Quigley: You're talking about issues that the Pentagon plays a supporting role in, and these are relationships between governments that are either done at the president and prime minister level or ministers of state and secretaries of state and things of that sort. And the Department of Defense, at least under our system, would play a supporting role in those, not a lead role.
Q: Thank you.
Q: A -- (inaudible) -- question. Are you going to set press availability on Saturday night?
Quigley: Yes, we will, and I can go over that real quick. We intend to be open about 9:00 Friday night. The window --
Quigley: Oh, I'm sorry. Saturday night. Saturday night. The window, the launch window is from 10:00 p.m. to 2:00 a.m. [EDT] That's a four-hour block. We'll be open about 9:00 here. We are trying to arrange for a video feed into somewhere into the Pentagon. We think we've found a conference room that is technically compatible with the video feed. If that's true -- and we ought to have this nailed down by tomorrow when General Kadish is here -- if that's true, then we would offer the video feed of the launch -- of both launches, the control room on Kwajalein, and things of that sort.

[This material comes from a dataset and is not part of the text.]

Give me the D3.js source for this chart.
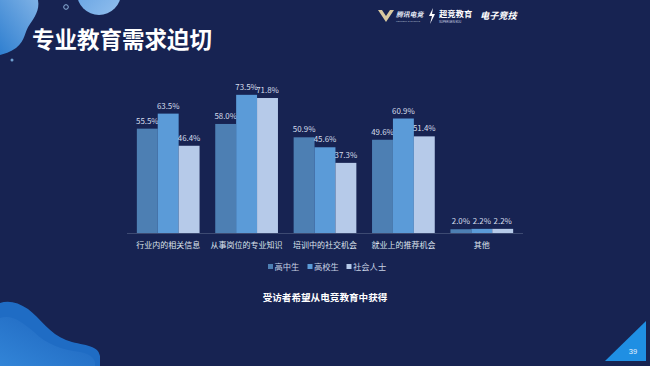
<!DOCTYPE html>
<html><head><meta charset="utf-8">
<script src="https://cdn.jsdelivr.net/npm/d3@7/dist/d3.min.js"></script>
<style>
html,body{margin:0;padding:0;background:#172352;}
svg{display:block;font-family:"Noto Sans CJK SC","Noto Sans",sans-serif;}
</style></head>
<body><svg id="c" width="650" height="366"></svg>
<script>
const categories = ["行业内的相关信息","从事岗位的专业知识","培训中的社交机会","就业上的推荐机会","其他"];
const seriesNames = ["高中生","高校生","社会人士"];
const highSchool = [55.5, 58.0, 50.9, 49.6, 2.0];
const college = [63.5, 73.5, 45.6, 60.9, 2.2];
const adults = [46.4, 71.8, 37.3, 51.4, 2.2];
const seriesColors = ["#4d7fb3","#5b9bd8","#b6cae9"];
const title = "专业教育需求迫切";
const subtitle = "受访者希望从电竞教育中获得";
const pageNo = "39";

const series = [highSchool, college, adults];
const svg = d3.select("#c");
svg.append("rect").attr("width",650).attr("height",366).attr("fill","#172352");

// decorations
const defs = svg.append("defs");
const g1 = defs.append("linearGradient").attr("id","gTop").attr("x1","0").attr("y1","1").attr("x2","1").attr("y2","0");
g1.append("stop").attr("offset","0").attr("stop-color","#2f7fd0");
g1.append("stop").attr("offset","1").attr("stop-color","#7fb2e6");
const g2 = defs.append("linearGradient").attr("id","gCirc").attr("x1","0").attr("y1","0").attr("x2","1").attr("y2","1");
g2.append("stop").attr("offset","0").attr("stop-color","#5a9be0");
g2.append("stop").attr("offset","1").attr("stop-color","#93c0ee");
const g3 = defs.append("linearGradient").attr("id","gBot").attr("x1","0").attr("y1","1").attr("x2","1").attr("y2","0");
g3.append("stop").attr("offset","0").attr("stop-color","#3a8fe0");
g3.append("stop").attr("offset","1").attr("stop-color","#1b5fb8");

svg.append("path").attr("d","M0,0 L38,0 C40,10 34,18 30,24 C24,32 26,40 16,48 C10,52 4,54 0,55 Z").attr("fill","url(#gTop)");
svg.append("circle").attr("cx",99).attr("cy",-7).attr("r",22).attr("fill","url(#gCirc)");
svg.append("circle").attr("cx",66).attr("cy",7).attr("r",2.3).attr("fill","none").attr("stroke","#8fb4dc").attr("stroke-width",1);
svg.append("circle").attr("cx",12).attr("cy",60).attr("r",1.5).attr("fill","#6f9fd0");
svg.append("path").attr("d","M0,303 C8,300 18,302 28,309 C40,318 50,334 66,340 C82,346 98,344 100,356 L100,366 L0,366 Z").attr("fill","#1f6cc4");
svg.append("path").attr("d","M0,318 C12,314 22,322 34,332 C46,344 62,350 80,352 C92,354 96,360 95,366 L0,366 Z").attr("fill","url(#gBot)").attr("opacity",0.7);
svg.append("path").attr("d","M605,361 L646,321 L646,361 Z").attr("fill","#1f8fe3");
svg.append("text").attr("x",633).attr("y",354).attr("text-anchor","middle").attr("font-size",7.5).attr("fill","#e8f2ff").attr("font-family","Liberation Sans, sans-serif").text(pageNo);

// title
svg.append("text").attr("x",32).attr("y",48).attr("font-size",22.5).attr("font-weight","bold").attr("fill","#ffffff").text(title);

// logos
const logo = svg.append("g");
logo.append("path").attr("d","M378,10 L386,22 L394,10 L390,10 L386,16 L382,10 Z").attr("fill","#d9c9a0");
logo.append("text").attr("x",396).attr("y",17).attr("font-size",6.8).attr("font-weight","bold").attr("font-style","italic").attr("fill","#e6ecf6").text("腾讯电竞");
logo.append("text").attr("x",396).attr("y",22).attr("font-size",2.4).attr("fill","#aab6cc").attr("font-family","Liberation Sans, sans-serif").text("TENCENT E-SPORTS");
logo.append("path").attr("d","M433,8 L429,16 L432,16 L430,24 L435,14 L432,14 Z").attr("fill","#ffffff");
logo.append("text").attr("x",439).attr("y",17).attr("font-size",8.3).attr("font-weight","bold").attr("fill","#ffffff").text("超竞教育");
logo.append("text").attr("x",439).attr("y",22.5).attr("font-size",2.8).attr("fill","#d0d8e8").attr("font-family","Liberation Sans, sans-serif").text("SUPERGEN EDU");
logo.append("text").attr("x",480).attr("y",19).attr("font-size",9.2).attr("font-weight","bold").attr("font-style","italic").attr("fill","#ffffff").text("电子竞技");

// chart
const x0 = d3.scaleBand().domain(categories).range([129,521]).paddingInner(0.2).paddingOuter(0.1);
const x1 = d3.scaleBand().domain(d3.range(seriesNames.length)).range([0,x0.bandwidth()]).padding(0);
const y = d3.scaleLinear().domain([0,80]).range([233,82.6]);

svg.append("line").attr("x1",127).attr("x2",523).attr("y1",233.5).attr("y2",233.5).attr("stroke","#3d4a72").attr("stroke-width",1);

const groups = svg.selectAll("g.grp").data(categories).join("g").attr("class","grp")
  .attr("transform",c=>`translate(${x0(c)},0)`);
groups.each(function(c,ci){
  const g = d3.select(this);
  series.forEach((s,si)=>{
    g.append("rect").attr("x",x1(si)).attr("width",x1.bandwidth()).attr("y",y(s[ci])).attr("height",y(0)-y(s[ci])).attr("fill",seriesColors[si]);
    g.append("text").attr("x",x1(si)+x1.bandwidth()/2).attr("y",y(s[ci])-5).attr("text-anchor","middle")
      .attr("font-size",7.9).attr("fill","#d6deec").text(s[ci].toFixed(1)+"%");
  });
});
const xAxis = svg.append("g").attr("transform","translate(0,233)").call(d3.axisBottom(x0).tickSize(0).tickPadding(9));
xAxis.select(".domain").remove();
xAxis.selectAll("text").attr("font-size",8).attr("fill","#dde3ee").attr("font-family","Noto Sans CJK SC, sans-serif");

// legend
const legX = [268,307.5,346.5];
const leg = svg.selectAll("g.leg").data(seriesNames).join("g").attr("class","leg")
  .attr("transform",(d,i)=>`translate(${legX[i]},267)`);
leg.append("rect").attr("x",0).attr("y",-3).attr("width",5).attr("height",5).attr("fill",(d,i)=>seriesColors[i]);
leg.append("text").attr("x",6.5).attr("y",3.2).attr("font-size",8.3).attr("fill","#c8d2e4").text(d=>d);

svg.append("text").attr("x",325).attr("y",300.5).attr("text-anchor","middle").attr("font-size",9.6).attr("font-weight","bold").attr("fill","#ffffff").text(subtitle);
</script></body></html>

If not, then the facility that Boeing has in Rosslyn would be available, if you want to see video.
When the shot is complete and we have had some time -- 30 minutes, 60 minutes -- to understand what has happened, as best we can, we will give -- General Kadish will come here and brief, whatever time that might shake out to be.
And then on Monday or Tuesday of next week, after we've had a couple -- three days to digest the data, then he would come back and give a more comprehensive brief as to what we learned from the test.
But it won't be very comprehensive Saturday night, because we will have the barest of information in hand by that initial point. But 30 minutes, 60 minutes, perhaps, after the shot is done we would do that.